OK, let's say the Bears bring in that new guy in 2010, and let's also assume for a moment that head coach Lovie Smith keeps his job and then gets whacked at the end of next season.
At that point, the 2010 offensive coordinator also would be a goner.
And you think Jay Cutler's a mess now?
That would mean yet another offensive boss for Cutler in 2011, giving him a grand total of four offensive coordinators in four years.
Yeah, see where we're going with this?
Unless there's a total housecleaning in January, it might do more harm than good to replace Ron Turner because you're not doing much to help Cutler in the process.

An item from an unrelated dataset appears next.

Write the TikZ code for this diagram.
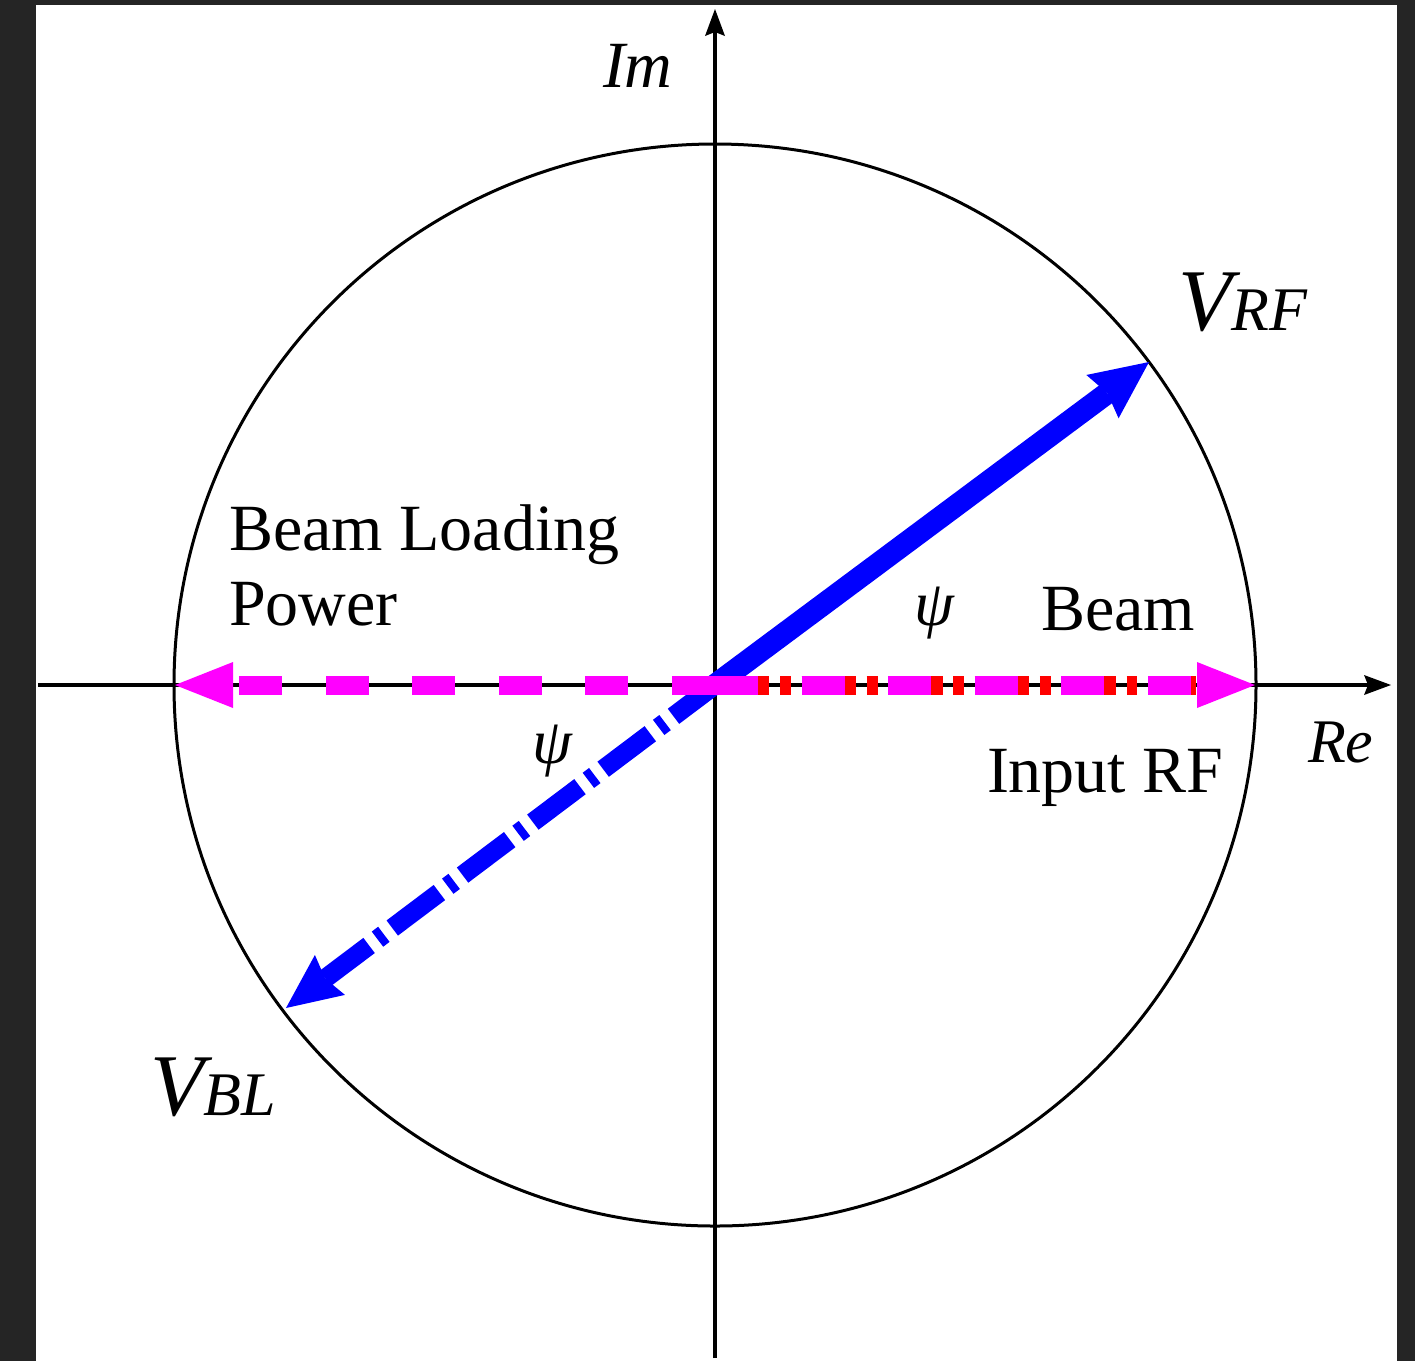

And this is all about Cutler now.
Whether you think Cutler is the future is irrelevant. The Bears do, and they invested another $50 million in him two months ago.

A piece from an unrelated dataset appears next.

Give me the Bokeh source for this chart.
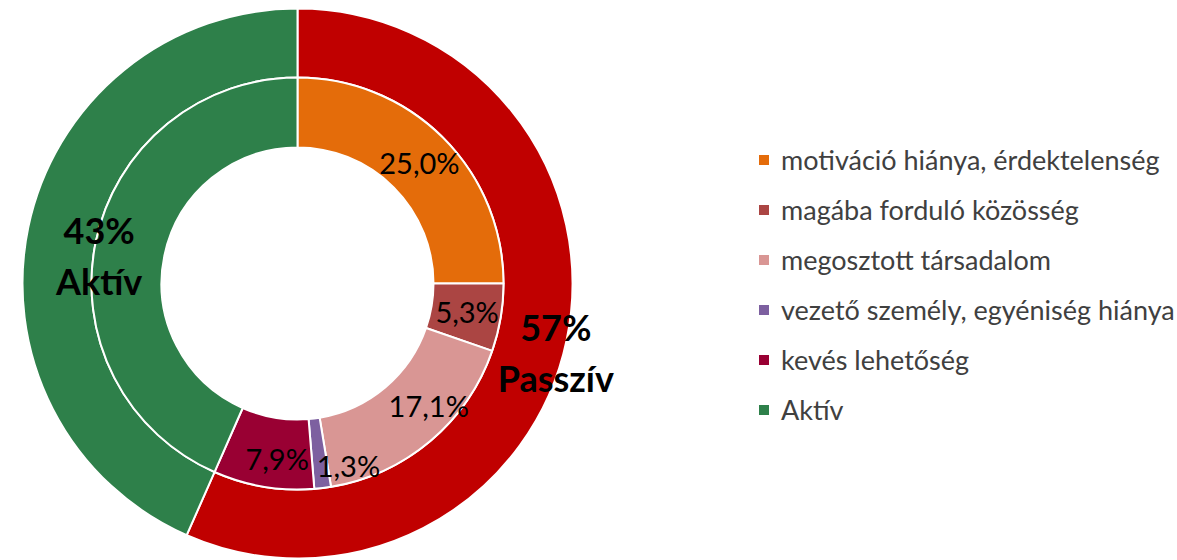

He is the supposed savior and - we were told when he arrived - the greatest quarterback who ever lived.
That being the case, and considering the disaster that he is today, it's not in Cutler's best interests to fire Turner, unless Turner is swept out with all the rest.

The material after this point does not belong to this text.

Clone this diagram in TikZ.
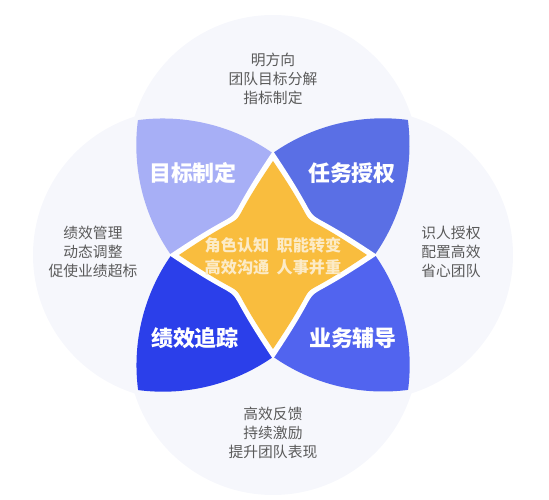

So a smart ownership would have to make the determination that a cosmetic change might make the problem worse.
It's pretty much a total housecleaning or not much of anything.
Smart ownership, however, is rarely something with which the McCaskeys have been associated.
Catching on
Not many GMs would have had the vision to take the best return man in NFL history and turn him into a second-rate wide receiver, thus destroying their best weapon in the process.
But instead of finding the receiver they needed in the usual fashion, this is what Jerry Angelo has accomplished with Devin Hester, a true difference-maker who got them to the Super Bowl and was rewarded with a big contract and a position change.
So what's it tell you that with Hester out of the lineup Sunday, the Bears' receiving corps looked sharper than it has all season?
Just wondering
How long did it take the Bears to find the back-shoulder pass?
Just coaching
A few weeks ago it was Jeff Fisher sitting LenDale White for a game because he was late to a Saturday walk-through.
Last week it was Bill Belichick sending home four players who were late to an 8 a.m. meeting after getting stuck in a blizzard.
And then you have the Bears, whose history suggests that in the same situation, they would pat the offending player on the back, give him a raise, and buy him a limo because it wasn't his fault.
Just one more item that makes Bears fans nuts.
Old school
The Bulls have suffered a few insults of late, and one led TNT's Kevin McHale to recall how his Celtics would have handled LeBron James' dance routine.
Said McHale: "Coach would come over and say, 'Who's got the fewest amount of fouls of my big fellas?' If you raised your hand, he would say, 'We will let him drive and then we will throw him on the ground.' When he is laying there we would say, 'Do you feel like dancing now?' And that pretty much solved the dancing problem."
Just asking
Doesn't the failed Mike Lowell trade open the door for the Cubs to move Milton Bradley to Texas?
Just shocking
Hard to believe the Nationals have non-tendered Mike MacDougal.
Ivan Boldirev-ing
Gurnee e-mailer Joe Pomis: "Nickname for Antti Niemi: The Finnish Fortress."
Best headline
Sportspickle.com: "Brian Kelly fired after 'five-minute plan' fails to deliver results."
Slip and slide
Dan Daly of the Washington Times, on Jets QB Mark Sanchez hurting himself even after a sliding lesson from Joe Girardi: "Sanchez didn't show much improvement - which really isn't that surprising. Girardi, let's not forget, stole just 44 bases in his 15 major-league seasons and got thrown out 41.3 percent of the time."
And finally -
S.F. Chronicle's Scott Ostler: "How will all the fuss affect Tiger Woods' endorsements? No. 1, who gives a flying fig? No. 2, how much more money does he need?"